December 13, 2011

Chatham Oysters

A Chatham Oyster, they taste better than they look if you can believe that.

At the "elbow" of Cape Cod lies Chatham, a small town bordered on three sides by the Atlantic Ocean, which has always been entwined with the local community and economy. Once a center for whaling and commercial fishing fleets, it is now more synonymous with summer resorts and vacation homes and is a convenient port for those sailing to Nantucket Island. However, some people here still make a living from the sea, and Stephen Wright of Chatham Shellfish Company is one such person. 

Chatham Shellfish Company has been cultivating oysters in the Oyster Pond and Oyster River system for over 30 years, and for that last decade it has been run by Stephen Wright. Given his history in aquaculture, Stephen is the perfect person to run an oyster company and, in my opinion, has been coming to market with an exceptional product. The oysters here are grown from purchased seed and given a jump start in a FLUPSY system built into the docks before being moved to a floating nursery in Oyster Pond. This nursery consists of rows of floating mesh bags (seen in the photo below) which are flipped over frequently to kill off anything growing on them -- it is important to keep the equipment clean so that the water flow to the baby oysters doesn't become clogged and suffocate them. To sort the oysters by size, Stephen uses a mechanical sorter made up of a series of screens of decreasing size attached to a metal frame, which is shaken by a large motor. It's quite a system, and I was sad I didn't get to see it in action.  From here, they are grown in a variety of ways: traditional rack-and-bag method is used the most, but some oysters are placed in plastic trays laying on the bottom and the slow growers are moved directly onto specific areas of the pond floor to mature at their own pace.

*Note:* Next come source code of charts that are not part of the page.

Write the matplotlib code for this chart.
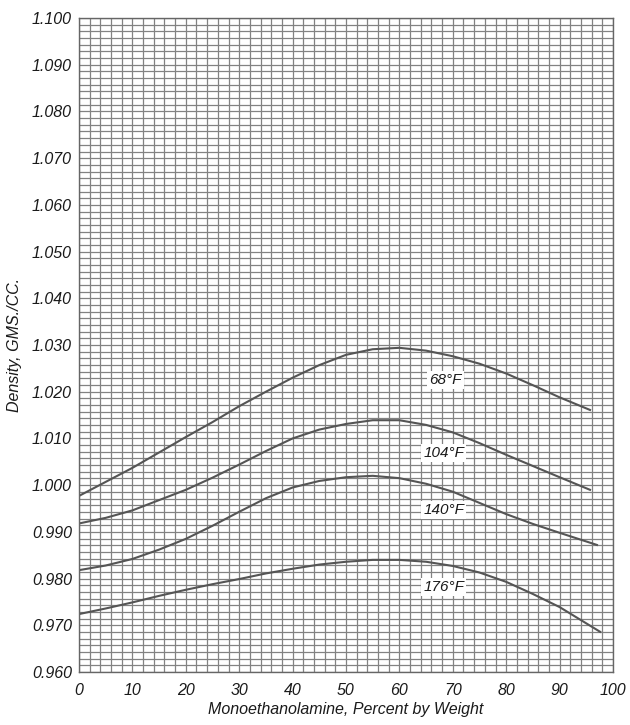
import numpy as np
import matplotlib
matplotlib.use("Agg")
import matplotlib.pyplot as plt
from matplotlib.ticker import MultipleLocator, FormatStrFormatter

# densities (GMS./CC.) vs weight percent MEA
pct = [0, 5, 10, 15, 20, 25, 30, 35, 40, 45, 50, 55, 60, 65, 70, 75, 80, 85, 90]

pct_68 = pct + [95.7]
dens_68 = [0.9977, 1.0007, 1.0037, 1.0070, 1.0103, 1.0135, 1.0169, 1.0200, 1.0230,
           1.0257, 1.0279, 1.0291, 1.0294, 1.0288, 1.0276, 1.0260, 1.0239, 1.0214,
           1.0188, 1.0161]

pct_104 = pct + [95.7]
dens_104 = [0.9918, 0.9930, 0.9946, 0.9968, 0.9990, 1.0016, 1.0044, 1.0073, 1.0100,
            1.0119, 1.0131, 1.0139, 1.0139, 1.0129, 1.0113, 1.0090, 1.0065, 1.0041,
            1.0017, 0.9990]

pct_140 = pct + [97.0]
dens_140 = [0.9818, 0.9828, 0.9842, 0.9862, 0.9885, 0.9913, 0.9943, 0.9972, 0.9995,
            1.0009, 1.0017, 1.0020, 1.0015, 1.0003, 0.9986, 0.9962, 0.9938, 0.9917,
            0.9898, 0.9872]

pct_176 = pct + [97.6]
dens_176 = [0.9724, 0.9736, 0.9749, 0.9763, 0.9776, 0.9788, 0.9799, 0.9811, 0.9821,
            0.9830, 0.9836, 0.9840, 0.9840, 0.9836, 0.9827, 0.9813, 0.9793, 0.9767,
            0.9739, 0.9686]

labels = ["68°F", "104°F", "140°F", "176°F"]
label_x = [68.6, 68.3, 68.3, 68.3]
label_y = [1.0225, 1.0069, 0.9947, 0.9782]

plt.rcParams['font.family'] = ['Liberation Sans', 'DejaVu Sans']

fig = plt.figure(figsize=(6.3, 7.25), dpi=100)
ax = fig.add_axes([0.1254, 0.0731, 0.8476, 0.902])

grid_col = "#828282"
ax.set_xlim(0, 100)
ax.set_ylim(0.960, 1.100)
ax.xaxis.set_major_locator(MultipleLocator(10))
ax.xaxis.set_minor_locator(MultipleLocator(2))
ax.yaxis.set_major_locator(MultipleLocator(0.010))
ax.yaxis.set_minor_locator(MultipleLocator(0.010 / 7))
ax.yaxis.set_major_formatter(FormatStrFormatter('%.3f'))
ax.grid(which='both', color=grid_col, lw=0.9)
ax.set_axisbelow(True)
ax.tick_params(which='both', length=0, labelcolor="#1a1a1a")
ax.tick_params(axis='y', pad=5, labelsize=11.5)
ax.tick_params(axis='x', pad=8, labelsize=11.5)
for lab in ax.get_xticklabels() + ax.get_yticklabels():
    lab.set_fontstyle('italic')
for s in ax.spines.values():
    s.set_color("#666666")
    s.set_linewidth(1.0)

line_col = "#555555"
for xs, ys in [(pct_68, dens_68), (pct_104, dens_104),
               (pct_140, dens_140), (pct_176, dens_176)]:
    ax.plot(xs, ys, color=line_col, lw=1.5)

for t, lx, ly in zip(labels, label_x, label_y):
    ax.text(lx, ly, t, fontsize=11, style='italic', ha='center', va='center',
            color="#1a1a1a",
            bbox=dict(facecolor='white', edgecolor='none', pad=1.5))

ax.set_xlabel("Monoethanolamine, Percent by Weight", fontsize=11.5,
              style='italic', labelpad=3, color="#1a1a1a")
ax.set_ylabel("Density, GMS./CC.", fontsize=11.5, style='italic', labelpad=7,
              color="#1a1a1a")

fig.savefig("out.png", dpi=100)
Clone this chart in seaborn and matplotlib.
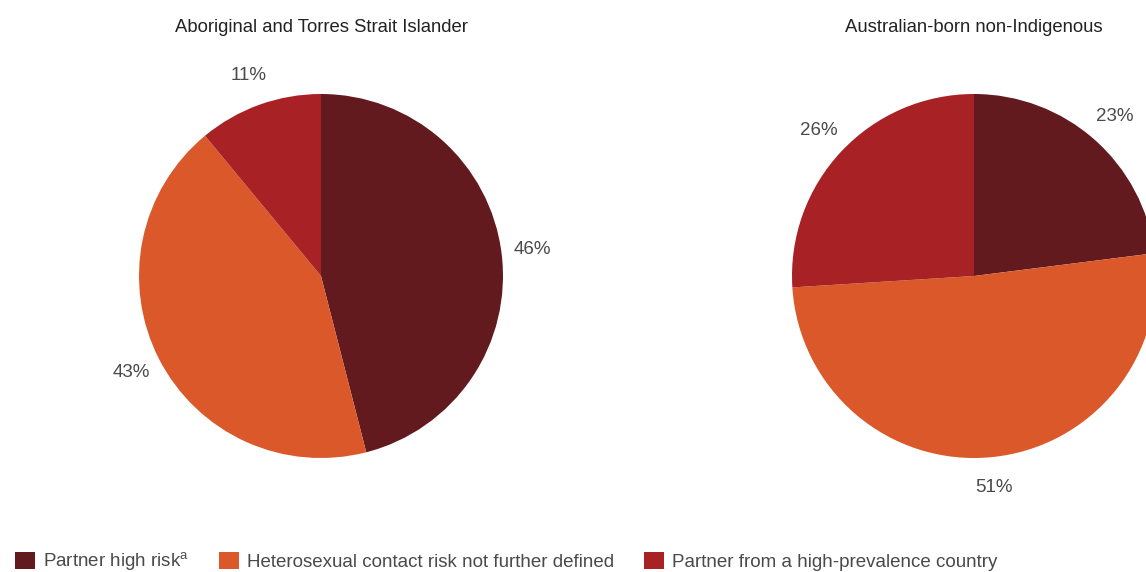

Few things in the world are better than an oyster eaten on the spot where they are grown, still frigid and wet from the cold estuarine waters, and these did not disappoint. Already firm and fat in October, they delivered a cold smack of pure salt, followed by the sweetness of the adductor muscle and a clean, slightly mineral finish. Harvested to order, these are a solid choice for any raw bar, and will always remind me of that early morning I spent freezing my ass off on a boat in Chatham. 

Part of the Chatham lease at sunrise.